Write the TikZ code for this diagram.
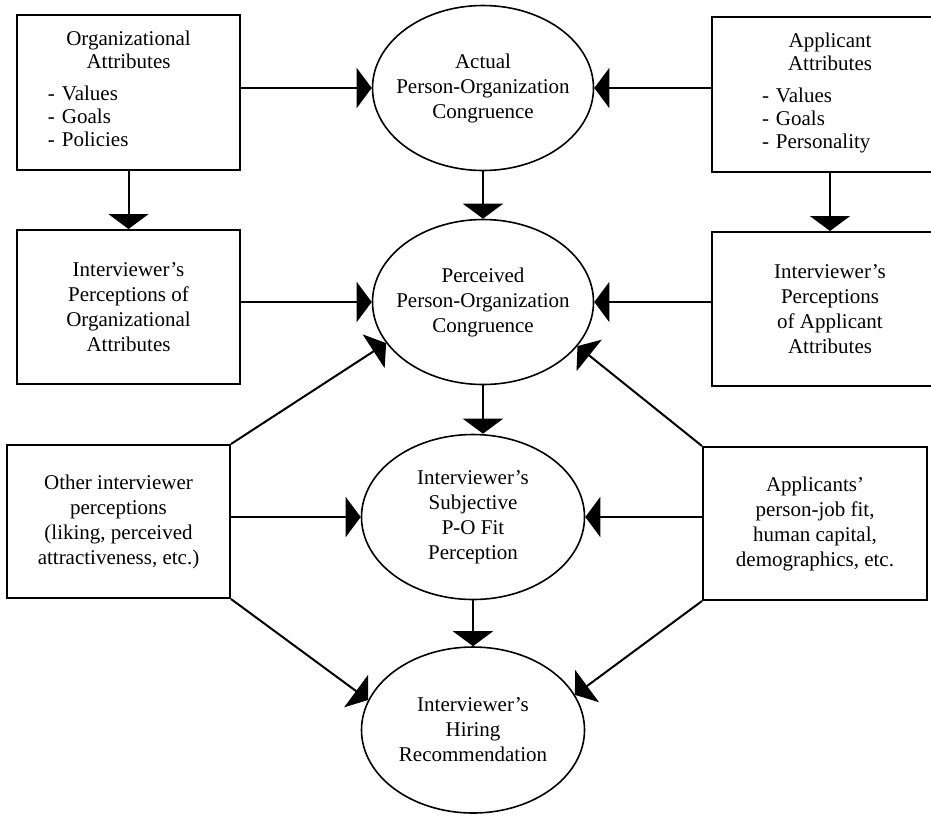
\documentclass[tikz,border=0pt]{standalone}
\usepackage{fontspec}
\setmainfont{Liberation Serif}
\usepackage{tikz}
\usetikzlibrary{shapes, arrows.meta}

\tikzset{
  attrbox/.style={draw, rectangle, line width=1pt, inner sep=0pt, align=center,
    font=\fontsize{10.5}{12.5}\selectfont},
  listbox/.style={attrbox, font=\fontsize{10.5}{11.5}\selectfont},
  fitoval/.style={draw, ellipse, line width=0.8pt, inner sep=-8pt, align=center,
    minimum width=110.5pt, minimum height=82.5pt, font=\fontsize{10.5}{12.5}\selectfont},
  arr/.style={line width=1pt, -{Triangle[length=7.5pt,width=20pt]}}
}

\begin{document}
\begin{tikzpicture}[x=0.5pt, y=-0.5pt]
        \useasboundingbox (0,0) rectangle (931,816);

        % center column
        \node[fitoval] (actual) at (483,88) {Actual\\Person-Organization\\Congruence};
        \node[fitoval] (perceived) at (483,302) {Perceived\\Person-Organization\\Congruence};
        \node[fitoval, minimum width=111.5pt] (subjective) at (473,517) {Interviewer's\\Subjective\\P-O Fit\\Perception};
        \node[fitoval, minimum width=111.5pt, minimum height=83pt] (hiring) at (473,730) {Interviewer's\\Hiring\\Recommendation};

        % left column
        \node[listbox, text width=111.5pt, minimum height=77.5pt] (orgattr) at (128.5,92.5)
            {Organizational\\Attributes\\[4.5pt]
             \makebox[111.5pt][l]{\hspace{15.5pt}\begin{tabular}[t]{@{}l@{}}- Values\\- Goals\\- Policies\end{tabular}}};
        \node[attrbox, minimum width=111.5pt, minimum height=77pt] (intorg) at (128.5,307)
            {Interviewer's\\Perceptions of\\Organizational\\Attributes};
        \node[attrbox, minimum width=111.5pt, minimum height=76.5pt] (otherperc) at (118.5,521.5)
            {Other interviewer\\perceptions\\(liking, perceived\\attractiveness, etc.)};

        % right column
        \node[listbox, text width=118pt, minimum height=77.5pt] (applattr) at (830,94.5)
            {Applicant\\Attributes\\[4.5pt]
             \makebox[118pt][l]{\hspace{25pt}\begin{tabular}[t]{@{}l@{}}- Values\\- Goals\\- Personality\end{tabular}}};
        \node[attrbox, minimum width=118pt, minimum height=77pt] (intappl) at (830,309)
            {Interviewer's\\Perceptions\\of Applicant\\Attributes};
        \node[attrbox, minimum width=112pt, minimum height=76.5pt] (applfit) at (815,523.5)
            {Applicants'\\person-job fit,\\human capital,\\demographics, etc.};

        \draw[arr] (orgattr.east |- actual) -- (actual);
        \draw[arr] (applattr.west |- actual) -- (actual);
        \draw[arr] (orgattr) -- (intorg);
        \draw[arr] (applattr) -- (intappl);
        \draw[arr] (actual) -- (perceived);
        \draw[arr] (intorg.east |- perceived) -- (perceived);
        \draw[arr] (intappl.west |- perceived) -- (perceived);
        \draw[arr] (otherperc.north east) -- (perceived.203);
        \draw[arr] (applfit.north west) -- (perceived.335);
        \draw[arr] (perceived.south) -- (perceived.south |- subjective.north);
        \draw[arr] (otherperc.east |- subjective) -- (subjective);
        \draw[arr] (applfit.west |- subjective) -- (subjective);
        \draw[arr] (subjective) -- (hiring);
        \draw[arr] (otherperc.south east) -- (hiring.164);
        \draw[arr] (applfit.south west) -- (hiring.19);
\end{tikzpicture}
\end{document}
____________
● TASK OBJECTIVE
Pictures stay out. Repeat only the lines from the beginning of the data through the line that has "(0,0) rectangle (931,816);".

● OUTPUT
Write the TikZ code for this diagram.
\documentclass[tikz,border=0pt]{standalone}
\usepackage{fontspec}
\setmainfont{Liberation Serif}
\usepackage{tikz}
\usetikzlibrary{shapes, arrows.meta}

\tikzset{
  attrbox/.style={draw, rectangle, line width=1pt, inner sep=0pt, align=center,
    font=\fontsize{10.5}{12.5}\selectfont},
  listbox/.style={attrbox, font=\fontsize{10.5}{11.5}\selectfont},
  fitoval/.style={draw, ellipse, line width=0.8pt, inner sep=-8pt, align=center,
    minimum width=110.5pt, minimum height=82.5pt, font=\fontsize{10.5}{12.5}\selectfont},
  arr/.style={line width=1pt, -{Triangle[length=7.5pt,width=20pt]}}
}

\begin{document}
\begin{tikzpicture}[x=0.5pt, y=-0.5pt]
        \useasboundingbox (0,0) rectangle (931,816);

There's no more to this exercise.